Dan seperti dugaan saya, suami saya bilang,
“Ma, ada temen Papah mau kasih tiket Bon Jovi. Karena katanya dia kenal kamu. Namanya Fajar. Kamu kenal tidak?”
“Engga”, kata saya. Wajah pria yang bernama Fajar saja saya tidak bisa mengingat yang mana dan bentuknya seperti apa.
“Soalnya, karena dia kenal sama Mama makanya mau kasih tiket Bon Jovi”, lanjut suami saya.
“Oh gitu?” ujar saya setengah kagum pada diri sendiri.
“Tapi dia emang minta tuker sama batu akik kesayangan Papah sih, itu yang Kalimaya Pancawarna”
“Oh ya kasih aja”, kata saya dengan tetap tidak mengurangi rasa kagum pada diri sendiri. Suami saya memutar bola matanya
Tapi perlu dicatat, teman suami saya ini orangnya kalau dari cerita sih, jahil banget. Jadi saya sih walau yakin dikasih tiket tetap saja menyisakan tidak yakin juga. Jadi kalau ada teman yang tanya mau nonton engga, saya jawabnya engga.
Sampai 2 hari sebelum hari H, saya tanya suami saya,
“Tiketnya jadi tak?”
“Entahlah”
“Ya sudah, tanyain dong”
Suami saya menelepon temannya. Lalu dia menelepon saya kembali.
“Ma, kata dia waktu ditanya, gimana tiketnya? dia jawab ‘aman'”,
“Trus aku tanya lagi, ambil tiketnya dimana? dia jawab ‘lahaciya”.
Hadoh…tukan..pasti deh dijailin. Kata saya.
Akhirnya pada tanggal 11 September 2015, saya mendapat kepastian jam 11 siang saat saya mengetik sesuatu kerjaan, saya dapat kabar dari suami kalau tiketnya diambil saja sebelum ke konser Bon Jovi, ke kantor di bilangan MT Haryono. Haduuhhhh, jam berapa ini, akhirnya dengan mengebut saya jemput suami saya ke kantornya, dan tanpa basa-basi, kami berangkat siang itu juga menuju Jakarta.

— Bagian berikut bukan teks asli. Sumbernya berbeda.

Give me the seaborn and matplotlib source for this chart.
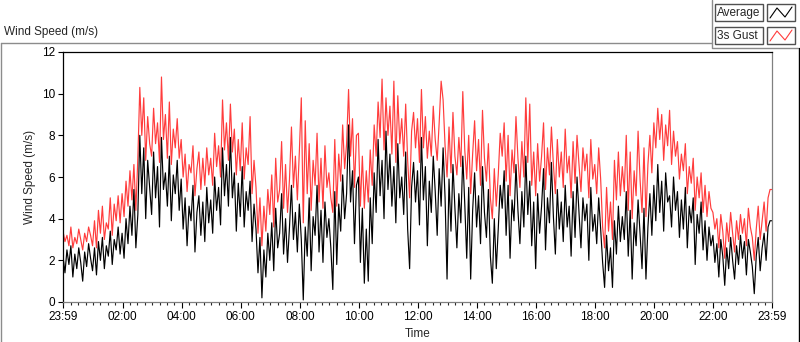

Di jalan saya menelepon jeng iNa untuk janjian di GBK. Karena suami saya mah engga mau nonton Bon Jovi, dia lebih suka nonton Zaskia Gothic dengan goyang itiknya itu.

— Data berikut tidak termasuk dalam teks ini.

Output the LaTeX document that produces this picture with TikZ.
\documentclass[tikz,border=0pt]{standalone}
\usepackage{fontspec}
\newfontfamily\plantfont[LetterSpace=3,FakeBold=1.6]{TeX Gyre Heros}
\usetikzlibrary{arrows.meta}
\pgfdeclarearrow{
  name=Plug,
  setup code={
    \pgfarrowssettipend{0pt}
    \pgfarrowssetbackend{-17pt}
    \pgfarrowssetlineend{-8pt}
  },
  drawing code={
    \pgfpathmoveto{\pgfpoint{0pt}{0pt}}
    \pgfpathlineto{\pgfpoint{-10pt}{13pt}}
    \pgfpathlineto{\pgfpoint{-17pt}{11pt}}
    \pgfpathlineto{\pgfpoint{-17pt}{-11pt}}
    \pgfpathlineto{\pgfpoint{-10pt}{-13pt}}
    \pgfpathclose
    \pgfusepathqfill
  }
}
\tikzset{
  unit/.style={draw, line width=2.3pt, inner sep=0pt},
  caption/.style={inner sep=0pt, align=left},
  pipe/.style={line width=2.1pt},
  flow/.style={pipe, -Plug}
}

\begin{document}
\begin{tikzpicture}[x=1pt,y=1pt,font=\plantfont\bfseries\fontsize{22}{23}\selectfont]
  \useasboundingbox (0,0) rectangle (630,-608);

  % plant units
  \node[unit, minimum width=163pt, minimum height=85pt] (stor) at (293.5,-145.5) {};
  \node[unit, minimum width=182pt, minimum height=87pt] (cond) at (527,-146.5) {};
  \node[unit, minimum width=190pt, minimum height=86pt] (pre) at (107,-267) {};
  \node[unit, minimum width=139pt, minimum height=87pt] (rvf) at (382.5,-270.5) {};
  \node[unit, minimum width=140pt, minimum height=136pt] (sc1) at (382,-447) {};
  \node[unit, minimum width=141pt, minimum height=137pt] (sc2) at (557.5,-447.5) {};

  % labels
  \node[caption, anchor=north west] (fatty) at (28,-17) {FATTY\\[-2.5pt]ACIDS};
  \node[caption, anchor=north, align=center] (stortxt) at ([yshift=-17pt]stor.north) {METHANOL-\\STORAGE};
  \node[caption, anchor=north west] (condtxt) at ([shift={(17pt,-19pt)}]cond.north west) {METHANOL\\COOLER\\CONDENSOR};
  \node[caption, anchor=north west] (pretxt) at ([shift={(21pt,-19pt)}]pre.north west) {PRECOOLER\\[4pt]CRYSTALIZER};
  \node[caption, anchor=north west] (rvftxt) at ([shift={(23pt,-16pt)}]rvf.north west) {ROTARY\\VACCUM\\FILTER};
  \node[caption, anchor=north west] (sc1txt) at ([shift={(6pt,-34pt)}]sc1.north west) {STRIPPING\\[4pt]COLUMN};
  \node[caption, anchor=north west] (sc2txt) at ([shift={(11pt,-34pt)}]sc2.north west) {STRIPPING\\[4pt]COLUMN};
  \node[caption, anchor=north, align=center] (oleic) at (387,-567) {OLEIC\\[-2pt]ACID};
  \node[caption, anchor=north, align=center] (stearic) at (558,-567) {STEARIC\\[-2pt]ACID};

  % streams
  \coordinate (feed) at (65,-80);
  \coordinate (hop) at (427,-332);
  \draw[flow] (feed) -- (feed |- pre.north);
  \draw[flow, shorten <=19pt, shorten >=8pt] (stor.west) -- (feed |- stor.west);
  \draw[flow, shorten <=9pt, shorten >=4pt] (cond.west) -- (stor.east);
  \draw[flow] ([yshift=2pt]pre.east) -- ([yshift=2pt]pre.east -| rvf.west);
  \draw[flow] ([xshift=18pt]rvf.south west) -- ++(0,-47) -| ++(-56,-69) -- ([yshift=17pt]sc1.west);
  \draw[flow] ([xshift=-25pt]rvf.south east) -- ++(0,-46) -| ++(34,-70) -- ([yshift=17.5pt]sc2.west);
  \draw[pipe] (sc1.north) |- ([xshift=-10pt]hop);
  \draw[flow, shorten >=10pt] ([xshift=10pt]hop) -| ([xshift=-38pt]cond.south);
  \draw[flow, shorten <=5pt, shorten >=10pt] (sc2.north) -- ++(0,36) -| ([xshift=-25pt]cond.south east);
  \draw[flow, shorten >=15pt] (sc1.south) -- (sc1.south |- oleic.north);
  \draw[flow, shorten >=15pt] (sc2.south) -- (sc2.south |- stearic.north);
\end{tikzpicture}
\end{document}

Jam 3.30 kami udah parkir manis di GBK, karena jeng iNa dan RaRa masih pada di FX, saya sih ngopi-ngopi cantik saja dengan suami. Satu hal yang saya suka kepanasan di Jakarta itu yaitu bikin minum kopi pakai es jadi enak banget!. Serius. Di Bandung engga pernah saya senikmat itu minum air es. Itu hanya bisa dirasakan nikmatnya di daerah panas dengan badan keringetan. Udah gitu bukannya nyari tempat teduh, saya malah duduk di bangku yang panas kena sinar matahari sore, biar engga kagok kepanasannya.

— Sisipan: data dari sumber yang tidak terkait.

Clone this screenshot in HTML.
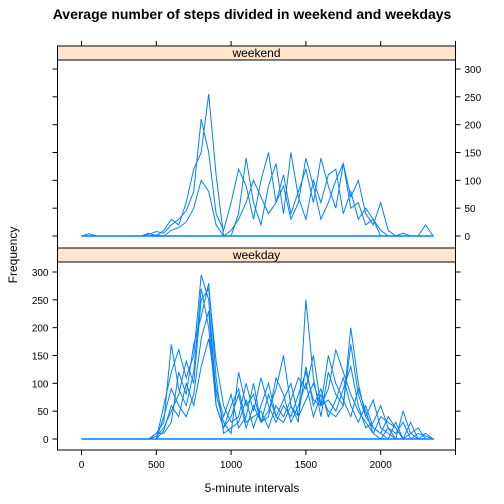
<!DOCTYPE html>
<html><head><meta charset="utf-8"><style>
body{margin:0;background:#fff;}
svg{display:block;font-family:"Liberation Sans",sans-serif;}
</style></head><body>
<svg width="504" height="504" viewBox="0 0 504 504">
<text x="252" y="19" text-anchor="middle" font-size="14" font-weight="bold">Average number of steps divided in weekend and weekdays</text>
<g id="frame"></g>
<g id="marks"></g>
<text x="252" y="492" text-anchor="middle" font-size="12">5-minute intervals</text>
<text x="17" y="255" text-anchor="middle" font-size="12" transform="rotate(-90 17 255)">Frequency</text>
</svg>
<script>
const xTicks=[0,500,1000,1500,2000];
const yTicks=[0,50,100,150,200,250,300];
const panels=["weekend","weekday"];
const xGrid=[0,50,100,150,200,250,300,350,400,450,500,550,600,650,700,750,800,850,900,950,1000,1050,1100,1150,1200,1250,1300,1350,1400,1450,1500,1550,1600,1650,1700,1750,1800,1850,1900,1950,2000,2050,2100,2150,2200,2250,2300,2350];
const weekendSeries=[
[0,4,0,0,0,0,0,0,0,3,8,5,20,30,45,80,210,150,40,10,60,120,90,30,100,150,60,110,40,80,120,60,140,90,50,130,70,100,40,20,60,10,0,0,0,0,20,0],
[0,0,0,0,0,0,0,0,0,5,0,10,30,20,60,120,150,255,110,0,0,40,140,60,20,90,130,40,150,70,30,100,60,110,120,40,80,30,50,30,10,0,0,0,0,0,0,0],
[0,0,0,0,0,0,0,0,0,0,2,0,10,15,25,50,100,80,20,0,10,30,60,100,70,40,60,90,30,60,140,90,30,60,100,130,50,60,20,30,0,0,0,5,0,0,0,0]
];
const weekdaySeries=[
[0,0,0,0,0,0,0,0,0,0,10,30,170,90,60,120,270,200,60,20,40,80,20,60,30,80,40,70,100,40,130,60,90,40,70,110,60,30,60,20,10,40,20,0,30,0,10,0],
[0,0,0,0,0,0,0,0,0,0,0,60,120,160,110,150,295,250,80,30,10,120,60,80,30,50,90,150,60,30,250,110,40,120,80,60,200,100,40,70,20,10,0,50,10,20,0,0],
[0,0,0,0,0,0,0,0,0,0,5,20,50,80,140,100,250,270,140,60,30,40,100,50,110,60,30,60,40,80,120,70,60,90,160,120,80,50,30,10,40,30,20,0,0,10,5,0],
[0,0,0,0,0,0,0,0,0,0,0,40,90,60,40,80,180,230,60,20,60,90,30,40,50,20,60,40,70,110,90,150,60,70,50,90,130,60,20,30,60,20,10,30,0,0,0,0],
[0,0,0,0,0,0,0,0,0,0,10,10,30,120,80,170,220,280,110,10,20,30,70,20,60,100,40,30,60,40,70,100,60,150,100,70,40,90,50,10,0,20,0,0,10,0,0,0],
[0,0,0,0,0,0,0,0,0,0,0,15,60,40,100,60,130,180,90,40,80,20,40,100,30,40,110,80,30,60,100,40,80,50,40,60,170,80,40,20,10,0,30,0,0,0,0,0]
];
const NS="http://www.w3.org/2000/svg";
const L=57.5,R=455.5;
const boxes=[{strip:46,top:60,bot:248},{strip:248,top:262,bot:450}];
function xs(v){return 81.5+v*0.1496;}
function ys(v,p){return (p===0?236:439)-v*0.5567;}
function mk(tag,attrs,parent){const e=document.createElementNS(NS,tag);for(const k in attrs)e.setAttribute(k,attrs[k]);parent.appendChild(e);return e;}
const frame=document.getElementById('frame'),marks=document.getElementById('marks');
boxes.forEach((b,p)=>{
  const s=mk('rect',{x:L,y:b.strip,width:R-L,height:b.top-b.strip,fill:'#ffe5cc',stroke:'#000'},frame);
  
  
  const t=mk('text',{x:(L+R)/2,y:b.top-3,'text-anchor':'middle','font-size':12},frame);
  t.textContent=panels[p];
  
  
  const r=mk('rect',{x:L,y:b.top,width:R-L,height:b.bot-b.top,fill:'none',stroke:'#000'},frame);
  
  
  yTicks.forEach(v=>{
    const y=ys(v,p);
    if(p===0){
      mk('line',{x1:R,x2:R+5,y1:y,y2:y,stroke:'#000'},frame);
      mk('line',{x1:L,x2:L-5,y1:y,y2:y,stroke:'#000'},frame);
      const tl=mk('text',{x:R+9,y:y+4,'font-size':10},frame);tl.textContent=v;
      
      
    }else{
      mk('line',{x1:L,x2:L-5,y1:y,y2:y,stroke:'#000'},frame);
      mk('line',{x1:R,x2:R+5,y1:y,y2:y,stroke:'#000'},frame);
      const tl=mk('text',{x:L-9,y:y+4,'font-size':10,'text-anchor':'end'},frame);tl.textContent=v;
      
      
    }
  });
});
xTicks.forEach(v=>{
  const x=xs(v);
  mk('line',{x1:x,x2:x,y1:46,y2:41,stroke:'#000'},frame);
  mk('line',{x1:x,x2:x,y1:450,y2:455,stroke:'#000'},frame);
  const tl=mk('text',{x:x,y:468,'font-size':10,'text-anchor':'middle'},frame);tl.textContent=v;
  
  
});
mk('line',{x1:xs(2500),x2:xs(2500),y1:46,y2:41,stroke:'#000'},frame);
mk('line',{x1:xs(2500),x2:xs(2500),y1:450,y2:455,stroke:'#000'},frame);
[weekendSeries,weekdaySeries].forEach((ser,p)=>{
  const base=mk('line',{x1:xs(0),x2:xs(2355),y1:ys(0,p),y2:ys(0,p),stroke:'#0080ff','stroke-width':1.6},marks);
  
  
  ser.forEach((vals,i)=>{
    const d=vals.map((v,j)=>(j?'L':'M')+xs(xGrid[j]).toFixed(1)+' '+ys(v,p).toFixed(1)).join(' ');
    const pa=mk('path',{d:d,fill:'none',stroke:'#0080ff','stroke-width':1},marks);
    
    
  });
});
</script>
</body></html>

Oh ya, ternyata saya salah nangkring. Harusnya di Yellow Gate, ternyata malah di Red Gate. Untung ketemu RaRa, kalau engga bablas deh saya bakal salah antri. Jadi aja saya lari-lari kejar iNa yang udah duluan ke Yellow Gate. Jauh bok! Saya nelepon jeng iNa dan bilang, “Jangan bergerak! saya menuju kesitu” “Siap!” jawabnya.. Pasti dengan sikap sempurna.
Singkat cerita, disanalah dia Bon Jovi, lumayan lah, ‘hanya’ berjarak puluhan meter saja dari tempat saya berdiri, jingkrak-jingkrak, dan menjerit bersama iNa, saat orang lain tidak ada yang histeris, karena timing kami berbeda, kami histeris dan menjerit, saat kamera menyorot bokong Bon Jovi, yang ..ehm, masik ketat padat dan terlihat mumpuni untuk diremas.
Dan terima kasih! Bon Jovi masih sehat, ganteng dan bisa menyanyi 17 lagu tanpa terlihat kecapean. Makin berkeringat, makin hot.
Dan saya memaafkan orang sebelah kanan yang menginjak kaki saya, orang belakang saya yang lompat-lompat dan sikutnya menggetok kepala saya, dan orang sebelah kiri saya yang bernyanyi sekuat tenaga mengikuti lagu yang sedang dilantunkan.
Ya beginilah letak serunya nonton konser di festival.
Tapi usia emang ga bisa boong ya.
Usai nonton saya tepar, kehausan, kelaparan dan masuk angin.
Sambil nyelonjorin kaki ke dashboard saya bilang sama suami, “kapooook pah, pegel!”
Suami saya yang setia nunggu di parkiran nanya. “Kalau Muse konser gimana?” Jawab saya, “ya itu mah harus nonton!”.
Trus tanya dia lagi, “kalau Van Halen?” Kata saya “ya harus nonton jugaaa…eh emang si eddy masih hidup?”.
Kata suami saya..”ya kalau gitu mah jangan bilang kapok dong”.
Malam itu saya tidur dengan puas walau kaki encok.